And even if you work hard on a blog and still can’t attract traffic, if there’s a link to that blog on your Facebook page, your employer is going to read it, and that may be all the audience that matters.

Perhaps at one time, photocopying and handing your bosses and fellow employees a self-produced newsletter about the goings-on in your industry would have been seen as a little too ambitious, and maybe a little weird. Now leaving those same items on your blog for your workmates to discover will communicate the same message without the awkwardness. You don’t need to schedule a thirty-minute one-on-one with your boss to brag about your achievements. You can just go and achieve.

I’m always impressed by initiative and ambition. I do worry, however, about how my company could be negatively affected by something an employee of mine does online. This is why I believe it’s critical for employers to empower their employees to use social media freely, but to also train them how to use it wisely.

Most companies wouldn’t dream of having an executive go on TV or do a press interview without hours and hours of media training and prepared talking points.

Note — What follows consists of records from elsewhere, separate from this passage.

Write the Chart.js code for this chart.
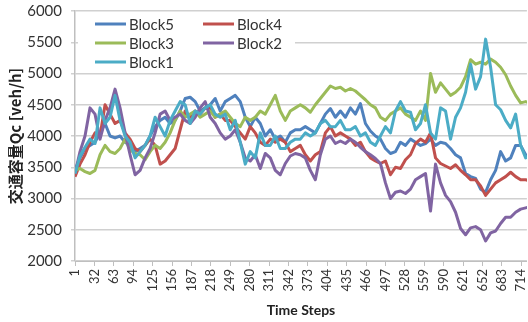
<!DOCTYPE html>
<html>
<head>
<meta charset="utf-8">
<script src="https://cdn.jsdelivr.net/npm/chart.js@4"></script>
<style>
  html, body { margin: 0; padding: 0; background: #fff; overflow: hidden; }
  #wrap { position: relative; width: 540px; height: 322px; }
</style>
</head>
<body>
<div id="wrap"><canvas id="c"></canvas></div>
<script>
// Time steps at which the traffic capacity is plotted
const steps = [1,9,17,25,33,41,49,57,65,73,81,89,97,105,113,121,129,137,145,153,161,169,177,185,193,201,209,217,225,233,241,249,257,265,273,281,289,297,305,313,321,329,337,345,353,361,369,377,385,393,401,409,417,425,433,441,449,457,465,473,481,489,497,505,513,521,529,537,545,553,561,569,577,585,593,601,609,617,625,633,641,649,657,665,673,681,689,697,705,713,721,729];

// Axis tick labels
const xTickLabels = [1,32,63,94,125,156,187,218,249,280,311,342,373,404,435,466,497,528,559,590,621,652,683,714];
const yTickLabels = [2000,2500,3000,3500,4000,4500,5000,5500,6000];

// Traffic capacity Qc [veh/h] per block
const block5 = [3450,3650,3800,3850,3900,4050,4200,4000,3970,4000,3900,3850,3750,3800,3850,4000,
  4150,4250,4300,4200,4250,4400,4600,4620,4550,4400,4450,4500,4600,4400,4550,
  4600,4650,4550,4300,4150,4300,4200,4000,4100,3950,4000,3900,4050,4100,4100,
  4150,4100,4050,4200,4350,4440,4300,4400,4300,4450,4350,4520,4200,4080,4000,
  3950,3800,3720,3750,3900,3850,3950,3900,3850,3880,3950,3850,3900,3880,3800,
  3700,3650,3400,3350,3320,3150,3100,3300,3450,3750,3600,3650,3850,3850,3700,3650];
const block4 = [3350,3550,3700,3900,4050,4000,4500,4350,4200,4250,4050,3950,3800,3750,3850,3950,
  3850,3550,3600,3700,3800,4100,4400,4300,4400,4350,4450,4450,4300,4350,4250,
  4250,4150,4050,3950,4150,4050,3900,3850,3950,3900,3950,3900,3750,3800,3850,
  3700,3600,3700,3750,4050,4150,4000,4050,4000,3950,3850,3900,3750,3650,3600,
  3560,3600,3380,3500,3480,3620,3700,3880,3950,3900,4050,3650,3560,3520,3480,
  3540,3450,3380,3300,3300,3200,3050,3150,3250,3300,3350,3420,3350,3300,3300,3280];
const block3 = [3450,3480,3430,3400,3450,3700,3850,3750,3720,3800,3950,3780,3720,3700,3620,3750,
  3850,3800,3900,4050,4250,4400,4300,4350,4400,4300,4350,4400,4300,4350,4400,
  4300,4200,4150,4300,4250,4300,4400,4350,4500,4650,4400,4250,4400,4450,4500,
  4450,4380,4500,4600,4700,4800,4760,4780,4720,4760,4720,4650,4580,4500,4450,
  4300,4250,4350,4400,4450,4350,4300,4250,4400,4250,5000,4700,4850,4750,4650,
  4700,4780,4950,5220,5150,5180,5150,5230,5180,5100,4980,4800,4650,4530,4550,4520];
const block2 = [3400,3750,4000,4450,4350,3950,4250,4450,4750,4450,4050,3700,3380,3450,3650,3800,
  4050,4350,4400,4250,4300,4350,4250,4200,4300,4450,4550,4300,4200,4050,3950,
  4000,4100,3900,3650,3600,3700,3480,3720,3650,3450,3380,3560,3680,3720,3700,
  3650,3450,3300,3700,3950,4000,3880,3920,3880,3950,3900,3820,3750,3700,3640,
  3560,3250,3000,3100,3120,3080,3150,3300,3350,3400,2800,3550,3250,3050,2950,
  2780,2520,2420,2530,2550,2500,2320,2450,2480,2600,2700,2700,2780,2830,2850,2870];
const block1 = [3400,3680,3820,3950,3880,4450,4200,4300,4650,4250,4000,3900,3650,3750,3850,4000,
  4300,4150,4000,4250,4400,4550,4500,4200,4400,4350,4450,4500,4350,4300,4350,
  4100,4250,3900,3550,3750,3650,4050,3850,3850,4000,3800,3800,3900,3950,3950,
  4050,4000,4050,4200,4250,4150,4150,4250,4100,4100,4150,4000,4050,3900,3850,
  4000,4150,4050,4400,4550,4400,4380,4100,4200,4500,4050,3950,4450,4400,3950,
  4300,4450,4700,5150,4750,4950,5550,5100,4500,4420,4250,4130,4350,3850,3650,3700];

const seriesNames = ['Block5', 'Block4', 'Block3', 'Block2', 'Block1'];
const seriesValues = [block5, block4, block3, block2, block1];
const seriesColors = ['#4F81BD', '#C0504D', '#9BBB59', '#8064A2', '#4BACC6'];

const textColor = '#333333';
const fontFamily = 'Lato, "Noto Sans", sans-serif';

const datasets = seriesNames.map((name, k) => ({
  label: name,
  data: steps.map((s, i) => ({ x: s, y: seriesValues[k][i] })),
  borderColor: seriesColors[k],
  backgroundColor: seriesColors[k],
  borderWidth: 3,
  pointRadius: 0,
  tension: 0,
  fill: false,
  borderJoinStyle: 'round',
  order: seriesNames.length - k
}));

// Legend box drawn inside the plot, two columns
const insideLegend = {
  id: 'insideLegend',
  beforeDatasetsDraw(chart) {
    const ctx = chart.ctx;
    const area = chart.chartArea;
    const x0 = area.left + 3, y0 = area.top + 1;
    ctx.save();
    ctx.fillStyle = '#ffffff';
    ctx.fillRect(x0, y0, 217, 58);
    const cols = [area.left + 20, area.left + 128];
    const rows = [area.top + 13, area.top + 32, area.top + 51];
    ctx.font = '15px ' + fontFamily;
    ctx.textBaseline = 'middle';
    ctx.textAlign = 'left';
    seriesNames.forEach((name, k) => {
      const cx = cols[k % 2];
      const cy = rows[Math.floor(k / 2)];
      ctx.strokeStyle = seriesColors[k];
      ctx.lineWidth = 3;
      ctx.beginPath();
      ctx.moveTo(cx, cy);
      ctx.lineTo(cx + 31, cy);
      ctx.stroke();
      ctx.fillStyle = textColor;
      ctx.fillText(name, cx + 34, cy + 1);
    });
    ctx.restore();
  }
};

new Chart(document.getElementById('c'), {
  type: 'line',
  data: { datasets },
  plugins: [insideLegend],
  options: {
    responsive: true,
    maintainAspectRatio: false,
    animation: false,
    devicePixelRatio: 1,
    layout: { padding: { top: 11, right: 10, left: 0, bottom: 0 } },
    plugins: { legend: { display: false }, tooltip: { enabled: false } },
    scales: {
      x: {
        type: 'linear',
        min: 1,
        max: 723,
        afterBuildTicks: (scale) => { scale.ticks = xTickLabels.map(v => ({ value: v })); },
        afterFit: (scale) => { scale.height = 61; },
        ticks: {
          autoSkip: false,
          minRotation: 90,
          maxRotation: 90,
          padding: 3,
          color: textColor,
          font: { family: fontFamily, size: 13 },
          callback: (v) => String(v)
        },
        grid: { drawOnChartArea: false, drawTicks: true, tickLength: 5, color: '#BFBFBF' },
        border: { color: '#BFBFBF', width: 1 },
        title: {
          display: true,
          text: 'Time Steps',
          color: '#222222',
          font: { family: fontFamily, size: 14, weight: 'bold' },
          padding: { top: 0, bottom: 3 }
        }
      },
      y: {
        min: 2000,
        max: 6000,
        afterBuildTicks: (scale) => { scale.ticks = yTickLabels.map(v => ({ value: v })); },
        afterFit: (scale) => {
          scale.width = 75;
          scale.paddingTop = 0;
          scale.paddingBottom = 0;
        },
        ticks: {
          padding: 9,
          color: textColor,
          font: { family: fontFamily, size: 15 },
          callback: (v) => String(v)
        },
        grid: { color: '#D0D0D0', tickLength: 4, lineWidth: 1.5 },
        border: { color: '#BFBFBF', width: 1.5 },
        title: {
          display: true,
          text: '交通容量Qc [veh/h]',
          color: '#222222',
          font: { family: '"Noto Sans CJK JP", "Noto Sans", sans-serif', size: 15, weight: 'bold' },
          padding: { top: 6, bottom: 0 }
        }
      }
    }
  }
});
</script>
</body>
</html>
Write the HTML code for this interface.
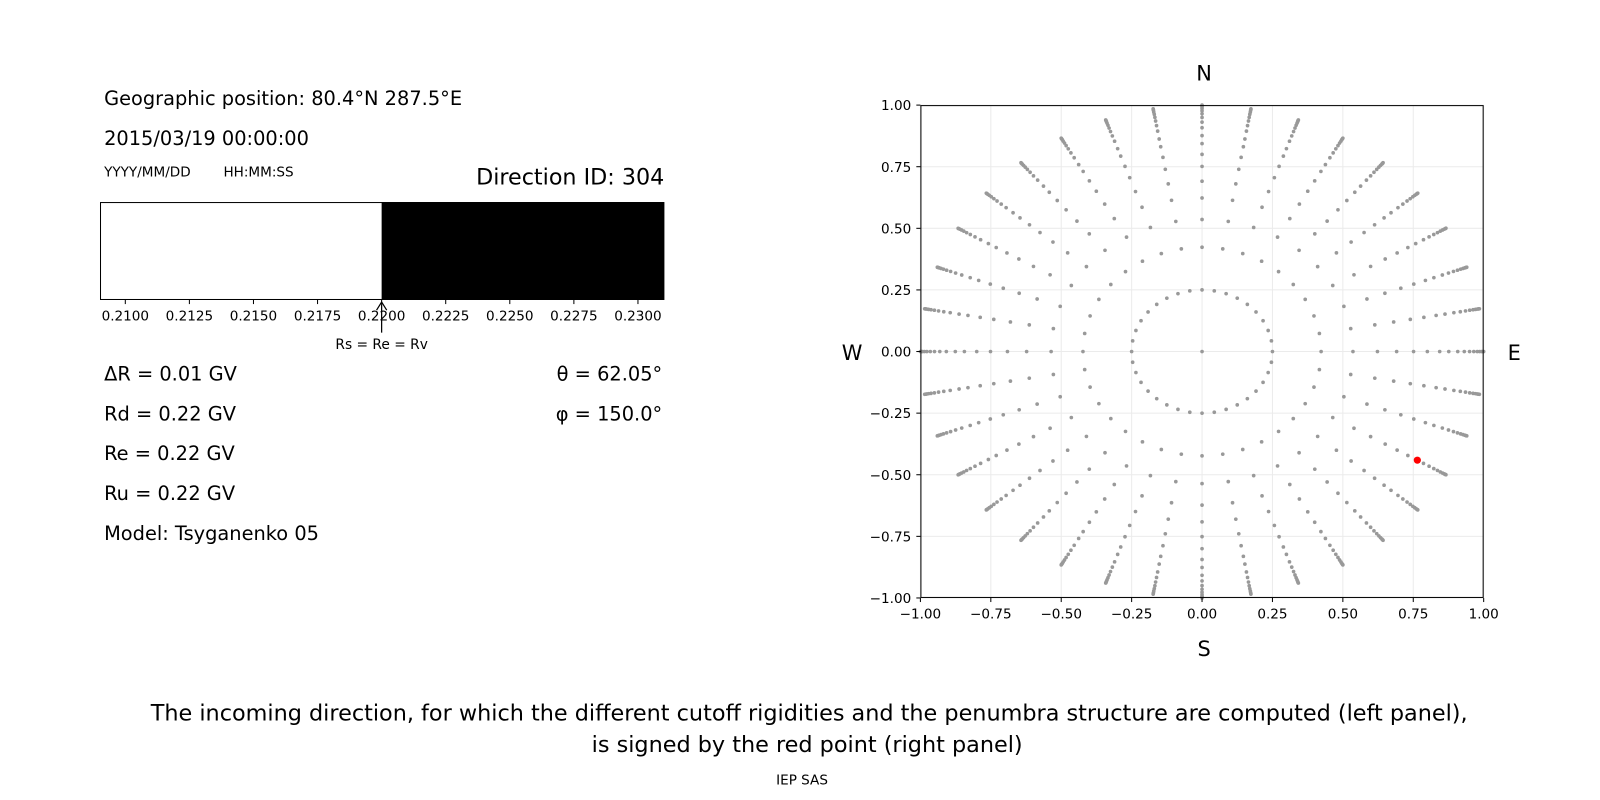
<!DOCTYPE html>
<html><head><meta charset="utf-8"><style>
html,body{margin:0;padding:0;background:#fff;}
svg{display:block;font-family:"DejaVu Sans","Liberation Sans",sans-serif;}
</style></head><body>
<svg width="1600" height="800" xmlns="http://www.w3.org/2000/svg">
<rect width="1600" height="800" fill="#fff"/>
<g transform="scale(1.020408)">
<g font-size="19" fill="#000">
<text x="102" y="103">Geographic position: 80.4°N 287.5°E</text>
<text x="102" y="142">2015/03/19 00:00:00</text>
<text x="102" y="373">ΔR = 0.01 GV</text>
<text x="102" y="412">Rd = 0.22 GV</text>
<text x="102" y="451">Re = 0.22 GV</text>
<text x="102" y="490">Ru = 0.22 GV</text>
<text x="102" y="529">Model: Tsyganenko 05</text>
<text x="649" y="373" text-anchor="end">θ = 62.05°</text>
<text x="649" y="412" text-anchor="end">φ = 150.0°</text>
</g>
<text x="102" y="173" font-size="13.3">YYYY/MM/DD</text>
<text x="219" y="173" font-size="13.3">HH:MM:SS</text>
<text x="651" y="181" font-size="21.8" text-anchor="end">Direction ID: 304</text>
<rect x="374" y="198" width="277" height="96" fill="#000"/>
<rect x="98.5" y="198.5" width="552" height="95" fill="none" stroke="#000" stroke-width="1"/>
<g id="bt" font-size="13.3" text-anchor="middle"></g>
<line x1="374" y1="326" x2="374" y2="298" stroke="#000" stroke-width="1.2"/>
<path d="M369,304 L374,296 L379,304" fill="none" stroke="#000" stroke-width="1.2"/>
<text x="374" y="342" font-size="13.5" text-anchor="middle">Rs = Re = Rv</text>

<g id="grid" stroke="#ebebeb" stroke-width="1"></g>
<g id="dots" fill="#999"></g>
<circle cx="1389" cy="451" r="3.5" fill="#ff0000"/>
<rect x="902.5" y="103.5" width="551" height="482" fill="none" stroke="#000" stroke-width="1"/>
<g id="ax" font-size="13.3"></g>
<g font-size="20.5" text-anchor="middle">
<text x="1180" y="79">N</text>
<text x="1180" y="643">S</text>
<text x="835" y="353">W</text>
<text x="1484" y="353">E</text>
</g>
<g font-size="21.9" text-anchor="middle">
<text x="793" y="706">The incoming direction, for which the different cutoff rigidities and the penumbra structure are computed (left panel),</text>
<text x="791" y="737">is signed by the red point (right panel)</text>
</g>
<text x="786" y="769" font-size="13.3" text-anchor="middle">IEP SAS</text>
</g>
</svg>
<script>
var NS="http://www.w3.org/2000/svg";
function el(p,t,a,txt){var e=document.createElementNS(NS,t);for(var k in a)e.setAttribute(k,a[k]);if(txt!==undefined)e.textContent=txt;p.appendChild(e);return e;}
var bt=document.getElementById('bt');
for(var i=0;i<9;i++){var x=374+(i-4)*62.8;el(bt,'line',{x1:x,y1:294,x2:x,y2:298,stroke:'#000'});
el(bt,'text',{x:x,y:314},(0.21+i*0.0025).toFixed(4));}
var cx=1178,cy=344.5,sx=276,sy=241.5;
var g=document.getElementById('grid'),ax=document.getElementById('ax');
var labs=['−1.00','−0.75','−0.50','−0.25','0.00','0.25','0.50','0.75','1.00'];
for(var i=0;i<9;i++){var v=-1+i*0.25;var x=cx+v*sx,y=cy-v*sy;
el(g,'line',{x1:x,y1:103,x2:x,y2:586});el(g,'line',{x1:902,y1:y,x2:1454,y2:y});
el(ax,'line',{x1:x,y1:586,x2:x,y2:590,stroke:'#000'});el(ax,'text',{x:x,y:606,'text-anchor':'middle'},labs[i]);
el(ax,'line',{x1:898,y1:y,x2:902,y2:y,stroke:'#000'});el(ax,'text',{x:893,y:y+5,'text-anchor':'end'},labs[i]);}
var d=document.getElementById('dots');
var R=[0.25,0.423,0.536,0.623,0.691,0.751,0.80,0.844,0.876,0.908,0.931,0.950,0.965,0.977,0.986,0.993,0.997,1.0];
el(d,'circle',{cx:cx,cy:cy,r:1.8});
for(var a=0;a<36;a++){var t=a*Math.PI/18;for(var j=0;j<R.length;j++){
el(d,'circle',{cx:(cx+R[j]*Math.sin(t)*sx).toFixed(1),cy:(cy-R[j]*Math.cos(t)*sy).toFixed(1),r:1.8});}}
</script>
</body></html>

Well then, in a world of smartphones, where every single person in your company is speaking to a public audience, why wouldn’t you train your employees as well? Why would you just send them out into the world as potential mouthpieces for your company without arming them with some skills and a few key things to say?

Empower your employees to be good ambassadors for your firm. Instead of just having one corporate identity, remember that your employees are part of that too, and they can help strengthen and augment it online, plus humanize and develop it into a living, breathing brand.

Social media skills are going to become necessary in the new job marketplace. Employers are going to want to hire people who know how to use social media, rather than those who ignore it or are bad at it or do not appreciate its power. Every employee who is online is now a kind of PR representative for his or her firm. A smart employer will use this talent to its advantage, rather than just see it as a liability and try to silence it.

The same holds true for whole companies. Back when Facebook was getting started, companies would usually hire a college student to run their Facebook pages and manage their social media presence, if they bothered to have one. It was an afterthought to their real marketing efforts.

Nowadays, senior marketing teams have dedicated, full-time professionals managing companies’ offline social media. There’s even a new kind of job that didn’t exist a few years ago: online community manager, which is an Internet-savvy marketing and customer-service position. These professionals are responsible for helping the Old Spice guy respond to people on YouTube, contacting customers who have posted bad Yelp reviews, and calming angry Twitter storms, to find out what went wrong and make everything all better.

Now that everyone has a megaphone, people have started shouting. The only way for companies to respond is to go out and listen—and to know how to start a conversation.

 

What to Do Now That Your Voice Matters

I learned a great lesson about the newly democratized power of words online when I first began to step out onto the national stage.

It was the fall of 2008, a pivotal moment for American politics and social media. Facebook had just passed the point of being thought of as a thing college kids used to Poke one another and was emerging as the vital platform for political discussion, analysis, and candidate-liking that it is today. As Facebook’s marketing lead, I was in charge of coordinating our response to the Republican and Democratic national conventions. We were careful to treat both conventions equally, as well as both candidates, John McCain and Barack Obama. As a place for people to share their lives, Facebook had to be a neutral, nonpartisan platform. My job was to make sure both parties could easily call on Facebook support for their online campaigns and convention coverage. So, in the last week of August, I duly made the trek with my team to Denver, for the Democrats, and then a week later to St. Paul, Minnesota, for the Republicans.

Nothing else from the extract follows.